Exercise => Please transcribe the listing below in full and word for word, without its pictures.

Data segment =>
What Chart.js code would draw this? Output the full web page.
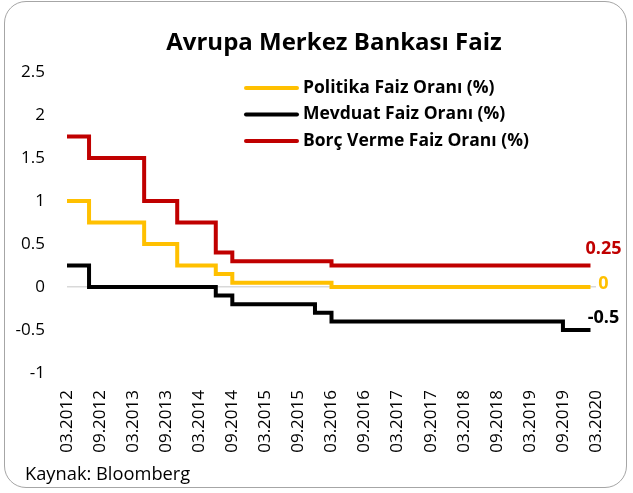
<!DOCTYPE html>
<html>
<head>
<meta charset="utf-8">
<script src="https://cdn.jsdelivr.net/npm/chart.js@4.4.0/dist/chart.umd.min.js"></script>
<style>
    html, body { margin:0; padding:0; background:#fff; }
    #kutu { position:relative; width:633px; height:493px; }
    #cerceve { position:absolute; left:4px; top:1px; width:621px; height:485px; border:1.5px solid #a6a6a6; border-radius:22px; }
    #kaynak { position:absolute; left:25px; top:460px; font-family:"Open Sans"; font-size:18.3px; color:#000; }
    canvas { position:absolute; left:0; top:0; }
</style>
</head>
<body>
<div id="kutu">
    <div id="cerceve"></div>
    <canvas id="grafik" width="633" height="493"></canvas>
    <div id="kaynak">Kaynak: Bloomberg</div>
</div>
<script>
let baslik = 'Avrupa Merkez Bankası Faiz';

// x ekseni etiketleri (6 ayda bir)
let tarihEtiketleri = ['03.2012','09.2012','03.2013','09.2013','03.2014','09.2014','03.2015','09.2015',
    '03.2016','09.2016','03.2017','09.2017','03.2018','09.2018','03.2019','09.2019','03.2020'];

// faiz degisiklik tarihleri ve degerleri
let politikaTarih = ['03.2012','07.2012','05.2013','11.2013','06.2014','09.2014','03.2016','02.2020'];
let politikaFaiz  = [1, 0.75, 0.5, 0.25, 0.15, 0.05, 0, 0];

let mevduatTarih = ['03.2012','07.2012','06.2014','09.2014','12.2015','03.2016','09.2019','02.2020'];
let mevduatFaiz  = [0.25, 0, -0.1, -0.2, -0.3, -0.4, -0.5, -0.5];

let borcTarih = ['03.2012','07.2012','05.2013','11.2013','06.2014','09.2014','03.2016','02.2020'];
let borcFaiz  = [1.75, 1.5, 1, 0.75, 0.4, 0.3, 0.25, 0.25];

// son deger etiketlerinin dikey kaymasi
let etiketKayma = [-3, -12, -17];

function ayNo(s){
    let p = s.split('.');
    return (parseInt(p[1]) - 2012)*12 + parseInt(p[0]) - 3;
}

function seri(tarihler, degerler){
    let d = [];
    for(i=0; i<tarihler.length; i++){
        d.push({x: ayNo(tarihler[i]), y: degerler[i]});
    }
    return d;
}

const ekYazilar = {
    id: 'ekYazilar',
    afterDatasetsDraw(chart) {
        const ctx = chart.ctx;
        ctx.save();
        ctx.fillStyle = '#000';
        ctx.font = 'bold 24px "Open Sans"';
        ctx.textAlign = 'center';
        ctx.textBaseline = 'middle';
        ctx.fillText(baslik, 334, 43);

        // lejant
        ctx.font = 'bold 17.5px "Open Sans"';
        ctx.textAlign = 'left';
        ctx.lineWidth = 4;
        ctx.lineCap = 'round';
        chart.data.datasets.forEach(function(ds, i){
            let y = 88 + i*26.5;
            ctx.strokeStyle = ds.borderColor;
            ctx.beginPath();
            ctx.moveTo(246, y);
            ctx.lineTo(297, y);
            ctx.stroke();
            ctx.fillStyle = '#000';
            ctx.fillText(ds.label, 303, y);
        });

        // son degerler
        ctx.font = 'bold 18px "Open Sans"';
        ctx.textAlign = 'center';
        chart.data.datasets.forEach(function(ds, i){
            let meta = chart.getDatasetMeta(i);
            let p = meta.data[meta.data.length-1];
            ctx.fillStyle = ds.borderColor;
            ctx.fillText(String(ds.data[ds.data.length-1].y), p.x + 13, p.y + etiketKayma[i]);
        });
        ctx.restore();
    }
};

const ctx = document.getElementById('grafik').getContext('2d');
const grafik = new Chart(ctx, {
    type: 'line',
    data: {
        datasets: [{
            label: 'Politika Faiz Oranı (%)',
            data: seri(politikaTarih, politikaFaiz),
            borderColor: '#FFC000'
        },{
            label: 'Mevduat Faiz Oranı (%)',
            data: seri(mevduatTarih, mevduatFaiz),
            borderColor: '#000000'
        },{
            label: 'Borç Verme Faiz Oranı (%)',
            data: seri(borcTarih, borcFaiz),
            borderColor: '#C00000'
        }]
    },
    options: {
        responsive: false,
        animation: false,
        layout: { padding: { left: 0, right: 37, top: 72, bottom: 35 } },
        elements: {
            line: { borderWidth: 4, stepped: true, tension: 0 },
            point: { radius: 0 }
        },
        plugins: {
            legend: { display: false },
            title: { display: false },
            tooltip: { enabled: false }
        },
        scales: {
            x: {
                type: 'linear',
                min: 0,
                max: 96,
                grid: { display: false },
                border: { display: false },
                ticks: {
                    stepSize: 6,
                    autoSkip: false,
                    minRotation: 90,
                    maxRotation: 90,
                    padding: 9,
                    color: '#000',
                    font: { family: 'Open Sans', size: 17 },
                    callback: function(v){ return tarihEtiketleri[v/6]; }
                },
                afterFit: function(s){ s.height = 85; s.paddingLeft = 0; s.paddingRight = 0; }
            },
            y: {
                min: -1,
                max: 2.5,
                grid: {
                    drawTicks: false,
                    lineWidth: 1.5,
                    color: function(c){ return c.tick && c.tick.value === 0 ? '#d9d9d9' : 'rgba(0,0,0,0)'; }
                },
                border: { display: false },
                ticks: {
                    stepSize: 0.5,
                    padding: 22,
                    color: '#000',
                    font: { family: 'Open Sans', size: 17 },
                    callback: function(v){ return String(v); }
                },
                afterFit: function(s){ s.width = 67; }
            }
        }
    },
    plugins: [ekYazilar]
});
</script>
</body>
</html>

Answer to the task =>
What Chart.js code would draw this? Output the full web page.
<!DOCTYPE html>
<html>
<head>
<meta charset="utf-8">
<script src="https://cdn.jsdelivr.net/npm/chart.js@4.4.0/dist/chart.umd.min.js"></script>
<style>
    html, body { margin:0; padding:0; background:#fff; }
    #kutu { position:relative; width:633px; height:493px; }
    #cerceve { position:absolute; left:4px; top:1px; width:621px; height:485px; border:1.5px solid #a6a6a6; border-radius:22px; }
    #kaynak { position:absolute; left:25px; top:460px; font-family:"Open Sans"; font-size:18.3px; color:#000; }
    canvas { position:absolute; left:0; top:0; }
</style>
</head>
<body>
<div id="kutu">
    <div id="cerceve"></div>
    <canvas id="grafik" width="633" height="493"></canvas>
    <div id="kaynak">Kaynak: Bloomberg</div>
</div>
<script>
let baslik = 'Avrupa Merkez Bankası Faiz';

// x ekseni etiketleri (6 ayda bir)
let tarihEtiketleri = ['03.2012','09.2012','03.2013','09.2013','03.2014','09.2014','03.2015','09.2015',
    '03.2016','09.2016','03.2017','09.2017','03.2018','09.2018','03.2019','09.2019','03.2020'];

// faiz degisiklik tarihleri ve degerleri
let politikaTarih = ['03.2012','07.2012','05.2013','11.2013','06.2014','09.2014','03.2016','02.2020'];
let politikaFaiz  = [1, 0.75, 0.5, 0.25, 0.15, 0.05, 0, 0];

let mevduatTarih = ['03.2012','07.2012','06.2014','09.2014','12.2015','03.2016','09.2019','02.2020'];
let mevduatFaiz  = [0.25, 0, -0.1, -0.2, -0.3, -0.4, -0.5, -0.5];

let borcTarih = ['03.2012','07.2012','05.2013','11.2013','06.2014','09.2014','03.2016','02.2020'];
let borcFaiz  = [1.75, 1.5, 1, 0.75, 0.4, 0.3, 0.25, 0.25];

// son deger etiketlerinin dikey kaymasi
let etiketKayma = [-3, -12, -17];

function ayNo(s){
    let p = s.split('.');
    return (parseInt(p[1]) - 2012)*12 + parseInt(p[0]) - 3;
}

function seri(tarihler, degerler){
    let d = [];
    for(i=0; i<tarihler.length; i++){
        d.push({x: ayNo(tarihler[i]), y: degerler[i]});
    }
    return d;
}

const ekYazilar = {
    id: 'ekYazilar',
    afterDatasetsDraw(chart) {
        const ctx = chart.ctx;
        ctx.save();
        ctx.fillStyle = '#000';
        ctx.font = 'bold 24px "Open Sans"';
        ctx.textAlign = 'center';
        ctx.textBaseline = 'middle';
        ctx.fillText(baslik, 334, 43);

        // lejant
        ctx.font = 'bold 17.5px "Open Sans"';
        ctx.textAlign = 'left';
        ctx.lineWidth = 4;
        ctx.lineCap = 'round';
        chart.data.datasets.forEach(function(ds, i){
            let y = 88 + i*26.5;
            ctx.strokeStyle = ds.borderColor;
            ctx.beginPath();
            ctx.moveTo(246, y);
            ctx.lineTo(297, y);
            ctx.stroke();
            ctx.fillStyle = '#000';
            ctx.fillText(ds.label, 303, y);
        });

        // son degerler
        ctx.font = 'bold 18px "Open Sans"';
        ctx.textAlign = 'center';
        chart.data.datasets.forEach(function(ds, i){
            let meta = chart.getDatasetMeta(i);
            let p = meta.data[meta.data.length-1];
            ctx.fillStyle = ds.borderColor;
            ctx.fillText(String(ds.data[ds.data.length-1].y), p.x + 13, p.y + etiketKayma[i]);
        });
        ctx.restore();
    }
};

const ctx = document.getElementById('grafik').getContext('2d');
const grafik = new Chart(ctx, {
    type: 'line',
    data: {
        datasets: [{
            label: 'Politika Faiz Oranı (%)',
            data: seri(politikaTarih, politikaFaiz),
            borderColor: '#FFC000'
        },{
            label: 'Mevduat Faiz Oranı (%)',
            data: seri(mevduatTarih, mevduatFaiz),
            borderColor: '#000000'
        },{
            label: 'Borç Verme Faiz Oranı (%)',
            data: seri(borcTarih, borcFaiz),
            borderColor: '#C00000'
        }]
    },
    options: {
        responsive: false,
        animation: false,
        layout: { padding: { left: 0, right: 37, top: 72, bottom: 35 } },
        elements: {
            line: { borderWidth: 4, stepped: true, tension: 0 },
            point: { radius: 0 }
        },
        plugins: {
            legend: { display: false },
            title: { display: false },
            tooltip: { enabled: false }
        },
        scales: {
            x: {
                type: 'linear',
                min: 0,
                max: 96,
                grid: { display: false },
                border: { display: false },
                ticks: {
                    stepSize: 6,
                    autoSkip: false,
                    minRotation: 90,
                    maxRotation: 90,
                    padding: 9,
                    color: '#000',
                    font: { family: 'Open Sans', size: 17 },
                    callback: function(v){ return tarihEtiketleri[v/6]; }
                },
                afterFit: function(s){ s.height = 85; s.paddingLeft = 0; s.paddingRight = 0; }
            },
            y: {
                min: -1,
                max: 2.5,
                grid: {
                    drawTicks: false,
                    lineWidth: 1.5,
                    color: function(c){ return c.tick && c.tick.value === 0 ? '#d9d9d9' : 'rgba(0,0,0,0)'; }
                },
                border: { display: false },
                ticks: {
                    stepSize: 0.5,
                    padding: 22,
                    color: '#000',
                    font: { family: 'Open Sans', size: 17 },
                    callback: function(v){ return String(v); }
                },
                afterFit: function(s){ s.width = 67; }
            }
        }
    },
    plugins: [ekYazilar]
});
</script>
</body>
</html>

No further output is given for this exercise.